Task brief: Reproduce nothing but the lines from the one with "Convert this chart to Chart.js code." through the one with "const labelOffsets = [[0.569, 0.071], [-0.599, 0.32]];", exactly and with both ends. Omit pictures.

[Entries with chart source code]
==============================

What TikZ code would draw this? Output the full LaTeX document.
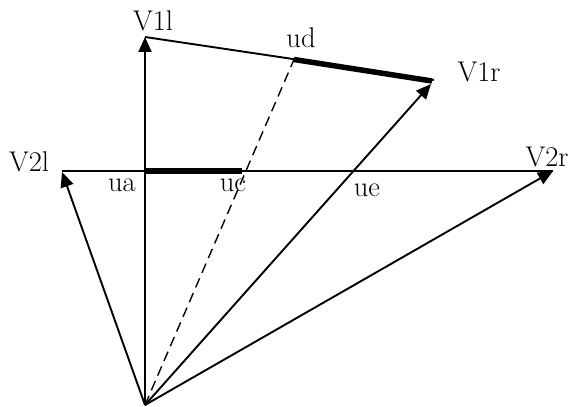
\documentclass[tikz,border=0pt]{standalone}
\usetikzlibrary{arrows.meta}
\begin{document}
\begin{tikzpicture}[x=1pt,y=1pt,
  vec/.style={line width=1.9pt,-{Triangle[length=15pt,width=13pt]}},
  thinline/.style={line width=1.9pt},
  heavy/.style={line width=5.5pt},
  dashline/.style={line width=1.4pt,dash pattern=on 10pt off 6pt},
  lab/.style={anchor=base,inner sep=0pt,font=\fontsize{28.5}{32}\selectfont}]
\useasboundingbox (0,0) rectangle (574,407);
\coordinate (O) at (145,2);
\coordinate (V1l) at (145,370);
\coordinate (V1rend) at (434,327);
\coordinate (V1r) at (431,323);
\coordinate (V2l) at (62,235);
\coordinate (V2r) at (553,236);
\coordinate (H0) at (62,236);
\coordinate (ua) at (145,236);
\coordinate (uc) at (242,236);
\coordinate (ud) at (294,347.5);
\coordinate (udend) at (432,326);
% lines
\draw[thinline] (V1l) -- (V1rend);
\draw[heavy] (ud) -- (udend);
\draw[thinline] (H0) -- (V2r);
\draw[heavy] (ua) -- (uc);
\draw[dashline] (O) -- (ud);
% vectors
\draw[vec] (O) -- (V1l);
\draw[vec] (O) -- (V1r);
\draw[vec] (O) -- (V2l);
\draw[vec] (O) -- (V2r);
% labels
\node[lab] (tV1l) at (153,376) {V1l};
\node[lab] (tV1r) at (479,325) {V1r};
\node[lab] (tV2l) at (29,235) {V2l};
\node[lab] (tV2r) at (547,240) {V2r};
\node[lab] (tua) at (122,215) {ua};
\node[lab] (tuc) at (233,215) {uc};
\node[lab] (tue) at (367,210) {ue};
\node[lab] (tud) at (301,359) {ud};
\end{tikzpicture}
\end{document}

==============================

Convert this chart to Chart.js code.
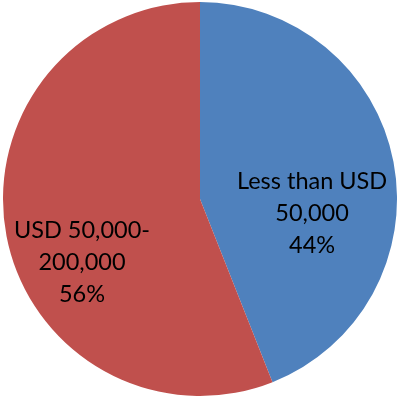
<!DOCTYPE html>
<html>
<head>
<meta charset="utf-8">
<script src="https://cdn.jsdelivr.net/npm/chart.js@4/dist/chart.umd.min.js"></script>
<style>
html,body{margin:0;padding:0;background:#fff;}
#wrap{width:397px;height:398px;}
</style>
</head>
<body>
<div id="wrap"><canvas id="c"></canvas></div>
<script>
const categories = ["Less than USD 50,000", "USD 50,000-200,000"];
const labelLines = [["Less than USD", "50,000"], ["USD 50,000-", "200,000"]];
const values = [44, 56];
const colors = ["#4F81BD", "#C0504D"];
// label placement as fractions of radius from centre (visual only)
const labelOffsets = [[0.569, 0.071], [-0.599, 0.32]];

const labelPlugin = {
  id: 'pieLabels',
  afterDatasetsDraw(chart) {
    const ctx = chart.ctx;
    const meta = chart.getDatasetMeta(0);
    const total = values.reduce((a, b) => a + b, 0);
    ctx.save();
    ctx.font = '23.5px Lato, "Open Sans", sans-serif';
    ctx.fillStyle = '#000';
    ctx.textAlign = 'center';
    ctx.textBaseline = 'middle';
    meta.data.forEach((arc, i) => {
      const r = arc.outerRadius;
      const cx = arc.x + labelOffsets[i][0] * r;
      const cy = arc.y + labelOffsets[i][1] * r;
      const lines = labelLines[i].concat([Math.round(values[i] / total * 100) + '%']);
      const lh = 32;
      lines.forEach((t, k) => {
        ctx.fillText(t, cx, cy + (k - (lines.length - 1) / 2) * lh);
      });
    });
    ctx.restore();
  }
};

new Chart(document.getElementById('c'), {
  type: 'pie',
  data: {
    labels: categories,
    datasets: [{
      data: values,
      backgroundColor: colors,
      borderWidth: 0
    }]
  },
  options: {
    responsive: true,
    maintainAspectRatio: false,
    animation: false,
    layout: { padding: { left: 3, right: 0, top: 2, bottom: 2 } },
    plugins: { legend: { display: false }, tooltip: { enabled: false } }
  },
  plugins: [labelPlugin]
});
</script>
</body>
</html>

==============================

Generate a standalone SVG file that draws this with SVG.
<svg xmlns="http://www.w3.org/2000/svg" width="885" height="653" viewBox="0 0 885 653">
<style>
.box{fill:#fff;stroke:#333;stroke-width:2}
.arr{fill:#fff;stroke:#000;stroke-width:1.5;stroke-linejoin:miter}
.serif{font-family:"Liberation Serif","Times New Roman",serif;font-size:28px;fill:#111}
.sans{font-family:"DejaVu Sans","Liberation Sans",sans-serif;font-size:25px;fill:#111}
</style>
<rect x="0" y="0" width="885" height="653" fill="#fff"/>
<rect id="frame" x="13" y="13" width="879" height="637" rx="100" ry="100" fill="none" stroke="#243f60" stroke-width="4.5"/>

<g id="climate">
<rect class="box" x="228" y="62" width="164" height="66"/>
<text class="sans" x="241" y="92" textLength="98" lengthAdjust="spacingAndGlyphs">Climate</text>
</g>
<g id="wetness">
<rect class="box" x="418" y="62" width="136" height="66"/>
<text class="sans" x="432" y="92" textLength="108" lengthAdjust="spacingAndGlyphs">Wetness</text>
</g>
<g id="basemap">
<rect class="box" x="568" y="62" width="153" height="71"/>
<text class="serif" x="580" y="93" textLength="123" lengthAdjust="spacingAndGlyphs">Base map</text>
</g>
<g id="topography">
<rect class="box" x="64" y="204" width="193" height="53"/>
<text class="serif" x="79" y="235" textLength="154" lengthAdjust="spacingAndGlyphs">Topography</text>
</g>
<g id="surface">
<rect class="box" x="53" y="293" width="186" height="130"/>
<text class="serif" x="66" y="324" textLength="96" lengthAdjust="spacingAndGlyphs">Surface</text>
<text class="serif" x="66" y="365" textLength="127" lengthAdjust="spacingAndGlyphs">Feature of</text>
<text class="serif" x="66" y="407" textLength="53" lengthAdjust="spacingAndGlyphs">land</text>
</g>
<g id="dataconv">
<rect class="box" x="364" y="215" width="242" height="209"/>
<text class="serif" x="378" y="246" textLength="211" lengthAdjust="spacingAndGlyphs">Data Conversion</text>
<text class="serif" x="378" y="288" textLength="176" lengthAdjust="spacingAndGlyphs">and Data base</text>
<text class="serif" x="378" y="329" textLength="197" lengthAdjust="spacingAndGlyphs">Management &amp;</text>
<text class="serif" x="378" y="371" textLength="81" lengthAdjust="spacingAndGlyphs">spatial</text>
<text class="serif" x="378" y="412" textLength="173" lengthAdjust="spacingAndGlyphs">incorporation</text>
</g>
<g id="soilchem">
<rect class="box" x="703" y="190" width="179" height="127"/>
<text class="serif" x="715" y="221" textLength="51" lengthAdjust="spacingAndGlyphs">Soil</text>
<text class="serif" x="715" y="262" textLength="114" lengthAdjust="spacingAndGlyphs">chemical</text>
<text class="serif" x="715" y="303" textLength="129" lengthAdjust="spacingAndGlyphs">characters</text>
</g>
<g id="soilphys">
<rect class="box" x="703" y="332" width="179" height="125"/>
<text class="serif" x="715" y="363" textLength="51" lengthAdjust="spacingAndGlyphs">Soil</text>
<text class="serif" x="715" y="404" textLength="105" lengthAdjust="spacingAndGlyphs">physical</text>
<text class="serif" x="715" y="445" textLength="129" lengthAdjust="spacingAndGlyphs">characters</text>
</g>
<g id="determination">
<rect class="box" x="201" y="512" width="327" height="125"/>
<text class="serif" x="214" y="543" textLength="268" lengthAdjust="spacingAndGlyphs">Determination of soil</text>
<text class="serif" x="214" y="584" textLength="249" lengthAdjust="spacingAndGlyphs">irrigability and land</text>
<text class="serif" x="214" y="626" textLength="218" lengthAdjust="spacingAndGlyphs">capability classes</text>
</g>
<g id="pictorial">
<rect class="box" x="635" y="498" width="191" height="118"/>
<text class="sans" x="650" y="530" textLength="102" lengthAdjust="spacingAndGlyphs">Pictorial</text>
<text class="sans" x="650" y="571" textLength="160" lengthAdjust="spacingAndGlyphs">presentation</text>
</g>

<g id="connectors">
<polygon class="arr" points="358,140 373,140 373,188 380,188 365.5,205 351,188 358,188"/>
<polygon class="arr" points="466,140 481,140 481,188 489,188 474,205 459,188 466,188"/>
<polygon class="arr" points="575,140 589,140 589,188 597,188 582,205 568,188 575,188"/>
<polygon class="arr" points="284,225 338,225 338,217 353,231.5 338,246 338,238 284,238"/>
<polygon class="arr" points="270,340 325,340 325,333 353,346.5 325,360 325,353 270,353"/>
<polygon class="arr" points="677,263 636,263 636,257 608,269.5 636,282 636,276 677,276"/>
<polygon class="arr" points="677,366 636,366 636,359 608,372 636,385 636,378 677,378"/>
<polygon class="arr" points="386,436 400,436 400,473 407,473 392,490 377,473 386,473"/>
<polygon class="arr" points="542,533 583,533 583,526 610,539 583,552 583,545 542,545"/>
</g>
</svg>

==============================

Response to the task:
Convert this chart to Chart.js code.
<!DOCTYPE html>
<html>
<head>
<meta charset="utf-8">
<script src="https://cdn.jsdelivr.net/npm/chart.js@4/dist/chart.umd.min.js"></script>
<style>
html,body{margin:0;padding:0;background:#fff;}
#wrap{width:397px;height:398px;}
</style>
</head>
<body>
<div id="wrap"><canvas id="c"></canvas></div>
<script>
const categories = ["Less than USD 50,000", "USD 50,000-200,000"];
const labelLines = [["Less than USD", "50,000"], ["USD 50,000-", "200,000"]];
const values = [44, 56];
const colors = ["#4F81BD", "#C0504D"];
// label placement as fractions of radius from centre (visual only)
const labelOffsets = [[0.569, 0.071], [-0.599, 0.32]];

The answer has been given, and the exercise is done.